After a leisurely lunch at Southbank, the next stop was the MCG to see Richmond take on top-four aspirant Geelong. This was Jack Riewoldt’s 200th match, a big occasion and enough to get me to the ground for what was expected to be a big defeat. Jack has grown up since his debut in 2007, and on field, his dummy-spitting tantrums have been replaced by confident leadership. He’s now an accomplished footballer, but he’s never beaten Geelong. The day felt like spring was about to break free from the shackles of winter and it was too warm to wear the coat I’ve been lugging around all day. Perhaps there was a sniff of hope in the air.

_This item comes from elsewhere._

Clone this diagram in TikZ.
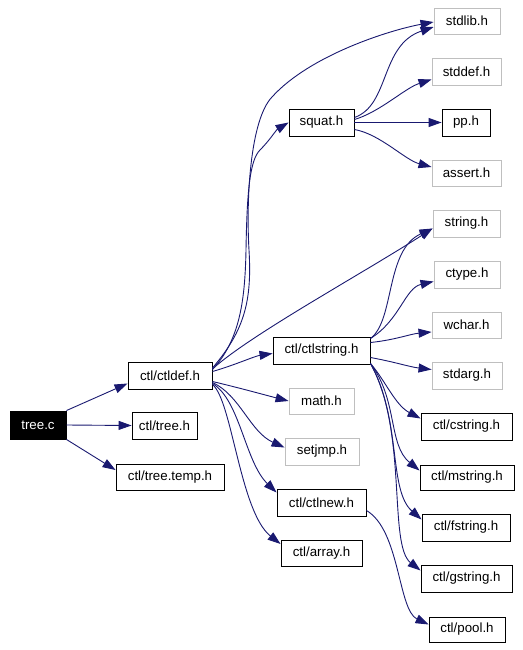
\documentclass[tikz,border=0pt]{standalone}
\usepackage{fontspec}
\setmainfont{Liberation Sans}
\usetikzlibrary{arrows.meta,calc}
\definecolor{edgecol}{HTML}{191970}
\definecolor{graybd}{HTML}{BFBFBF}
\begin{document}
\begin{tikzpicture}[x=1pt,y=-1pt,
 box/.style={draw=black,line width=0.9pt,inner sep=0pt,font=\fontsize{13.3}{15}\selectfont,text=black},
 ext/.style={box,draw=graybd},
 root/.style={box,fill=black,text=white},
 dep/.style={draw=edgecol,line width=0.9pt,-{Triangle[length=13pt,width=9pt]}}]
\useasboundingbox (0,0) rectangle (522,650);
% nodes
\node[root,minimum width=56pt,minimum height=28pt] (treec) at (38,425) {tree.c};
\node[box,minimum width=84pt,minimum height=27pt] (ctldef) at (170,375.5) {ctl/ctldef.h};
\node[box,minimum width=65pt,minimum height=27pt] (ctltree) at (164.5,425.5) {ctl/tree.h};
\node[box,minimum width=108pt,minimum height=26pt] (treetemp) at (170,477) {ctl/tree.temp.h};
\node[box,minimum width=65pt,minimum height=27pt] (squat) at (321.5,122.5) {squat.h};
\node[ext,minimum width=66pt,minimum height=26pt] (stdlib) at (467,21) {stdlib.h};
\node[ext,minimum width=69pt,minimum height=27pt] (stddef) at (466.5,71.5) {stddef.h};
\node[box,minimum width=48pt,minimum height=27pt] (pp) at (466,122.5) {pp.h};
\node[ext,minimum width=69pt,minimum height=26pt] (assert) at (466.5,173) {assert.h};
\node[ext,minimum width=67pt,minimum height=27pt] (string) at (466.5,223.5) {string.h};
\node[ext,minimum width=66pt,minimum height=27pt] (ctype) at (467,274.5) {ctype.h};
\node[ext,minimum width=69pt,minimum height=26pt] (wchar) at (466.5,325) {wchar.h};
\node[ext,minimum width=70pt,minimum height=27pt] (stdarg) at (467,375.5) {stdarg.h};
\node[box,minimum width=97pt,minimum height=27pt] (ctlstring) at (321.5,350.5) {ctl/ctlstring.h};
\node[ext,minimum width=65pt,minimum height=26pt] (math) at (321.5,401) {math.h};
\node[ext,minimum width=74pt,minimum height=27pt] (setjmp) at (322,451.5) {setjmp.h};
\node[box,minimum width=89pt,minimum height=27pt] (ctlnew) at (321.5,502.5) {ctl/ctlnew.h};
\node[box,minimum width=81pt,minimum height=26pt] (array) at (321.5,553) {ctl/array.h};
\node[box,minimum width=91pt,minimum height=27pt] (cstring) at (466.5,426.5) {ctl/cstring.h};
\node[box,minimum width=94pt,minimum height=25pt] (mstring) at (467,477.5) {ctl/mstring.h};
\node[box,minimum width=88pt,minimum height=27pt] (fstring) at (466,527.5) {ctl/fstring.h};
\node[box,minimum width=91pt,minimum height=27pt] (gstring) at (466.5,578.5) {ctl/gstring.h};
\node[box,minimum width=76pt,minimum height=25pt] (pool) at (467,629.5) {ctl/pool.h};
% edges from tree.c
\draw[dep] (treec.north east) -- ([yshift=-8pt]ctldef.west);
\draw[dep] (treec.east) -- (ctltree.west);
\draw[dep] (treec.south east) -- ([yshift=7pt]treetemp.west);
% edges from ctldef
\draw[dep] ([yshift=7.5pt]ctldef.east) .. controls (245,330) and (252,300) .. (249,250)
  .. controls (246,200) and (250,120) .. (272,97) .. controls (310,55) and (390,30) .. ([yshift=-1pt]stdlib.west);
\draw[dep] ([yshift=6pt]ctldef.east) .. controls (240,340) and (245,300) .. (246,250)
  .. controls (247,190) and (250,160) .. (260,150) .. controls (270,140) and (276,130) .. (squat.west);
\draw[dep] ([yshift=6.5pt]ctldef.east) .. controls (250,335) and (360,275) .. ([yshift=-5pt]string.west);
\draw[dep] ([yshift=4pt]ctldef.east) .. controls (235,365) and (255,356) .. ([yshift=-3pt]ctlstring.west);
\draw[dep] ([yshift=-6pt]ctldef.east) .. controls (240,388) and (265,395) .. (math.west);
\draw[dep] ([yshift=-7pt]ctldef.east) .. controls (240,395) and (250,432) .. ([yshift=4pt]setjmp.west);
\draw[dep] ([yshift=-8pt]ctldef.east) .. controls (240,400) and (245,462) .. ([yshift=10pt]ctlnew.west);
\draw[dep] ([yshift=-9pt]ctldef.east) .. controls (232,400) and (240,512) .. ([yshift=9pt]array.west);
% edges from squat
\draw[dep] ([yshift=5pt]squat.east) .. controls (390,105) and (380,45) .. ([yshift=-6pt]stdlib.west);
\draw[dep] ([yshift=3pt]squat.east) .. controls (380,112) and (405,88) .. ([yshift=-8pt]stddef.west);
\draw[dep] (squat.east) -- (pp.west);
\draw[dep] ([yshift=-7pt]squat.east) .. controls (380,134) and (405,160) .. ([yshift=6pt]assert.west);
% edges from ctlstring
\draw[dep] ([yshift=12pt]ctlstring.east) .. controls (395,320) and (385,250) .. ([yshift=-5pt]string.west);
\draw[dep] ([yshift=12pt]ctlstring.east) .. controls (400,320) and (405,288) .. ([yshift=-7pt]ctype.west);
\draw[dep] ([yshift=8pt]ctlstring.east) .. controls (395,340) and (410,334) .. ([yshift=-7pt]wchar.west);
\draw[dep] ([yshift=-7pt]ctlstring.east) .. controls (395,362) and (410,367) .. ([yshift=6pt]stdarg.west);
\draw[dep] ([yshift=-13pt]ctlstring.east) .. controls (385,380) and (395,405) .. ([yshift=8pt]cstring.west);
\draw[dep] ([yshift=-13pt]ctlstring.east) .. controls (398,400) and (388,445) .. ([yshift=7pt]mstring.west);
\draw[dep] ([yshift=-13pt]ctlstring.east) .. controls (402,420) and (388,490) .. ([yshift=8pt]fstring.west);
\draw[dep] ([yshift=-13pt]ctlstring.east) .. controls (408,430) and (388,545) .. ([yshift=8pt]gstring.west);
% ctlnew -> pool
\draw[dep] ([yshift=-8pt]ctlnew.east) .. controls (400,530) and (398,610) .. ([yshift=5pt]pool.west);
\end{tikzpicture}
\end{document}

The first quarter was close. The Tigers’ pressure around the ball caused the Cats to make silly mistakes. And while the Tigers had been making plenty of mistakes too, a two point advantage at the first break was a pleasant surprise. The second and third quarters saw plenty of mistakes from both sides. Lincoln McCarthy took a sensational mark over the top of Taylor Hunt and drew a roar of reverence from around the ground. The Tigers were 21 points ahead at half time and 35 points up at three-quarter time, largely due to the Cats’ inaccurate kicking and the heroics of Alex Rance et al. in defence. Somehow, after dominating the inside 50s, Geelong had inexplicably kicked only four goals to Richmond’s eleven.


Thirty-five points up with one quarter to go. Did we dare to dream? Could the Tigers hang on to win? Was Jack’s 200th going to get a fairy tale ending? The answer was no. Geelong’s onslaught during the final quarter was terrifying. The Cats kicked six goals (and nine behinds) before the Tigers replied with a single goal to Tyrone Vickery leaving the Tigers four points behind. With 21 seconds left on the clock there was time for one last push forward, and after Trent Cotchin launched an uncharacteristically long kick deep inside 50, Jack flew for a pack mark. But, alas it was not to be. The siren sounded and Geelong had spoiled the party.


As I headed to Jolimont Station, I gazed up at the outside of the MCG, and even though the stands have been replaced over the years, it’s just as wonderful as when I came here as a kid. With sport there’s no need to search for hidden meaning to be inspired. Richmond might be an unfinished sketch of a successful football club with players whose skills are smudgy rather than sharp, but I understand what I’m seeing.


In the post-match press conference, Damian Hardwick explained that life’s not about fairy tales. Richmond supporters know that all too well.


Richmond                     2.4         7.4       11.6       12.6        (78)

Geelong                        2.2         3.7       4.13     10.22        (82)



Richmond: Lloyd 3, Rioli 2, Vickery 2, Edwards, Grigg, Hampson, Lennon, Riewoldt

Geelong: McCarthy 2, Menegola 2, Caddy, J. Selwood, Hawkins, Motlop, Smith, Taylor



Richmond: Rance, Martin, Houli, Lloyd, Grigg

Geelong: J. Selwood, Dangerfield, Enright, S. Selwood, Guthrie


Crowd: 45,667


Our Votes: Rance (Richmond) 3, J. Selwood (Geelong) 2, Dangerfield (Geelong) 1

About Gill

As a youngster, Gill thought that frequent Richmond premierships were assured, but in the many years since 1980 she realised her folly and distracted herself by crunching numbers at a university. The magnificence of the Tigers’ 2017 season has restored her faith in Richmond and all of humanity.


  1. I feel for you, Gill. GWS and Richmond in the space of 24 hours. No – life is certainly nor about fairytales!

    Anyway, good on you for writing about the pain of defeat. A contrast to the Adelaide hordes that have overrun this site in recent months whose “crowing” falls amusingly silent whenever their team loses.

  2. It was certainly a nerve-racking weekend. I don’t know what to expect from the Tigers this weekend, but I’m hoping for a nice relaxing thumping of Freo by the Giants. I just have to deal with the overlap in schedules by avoiding score updates in the Giants game until I can get home from the MCG to watch the recording in delay.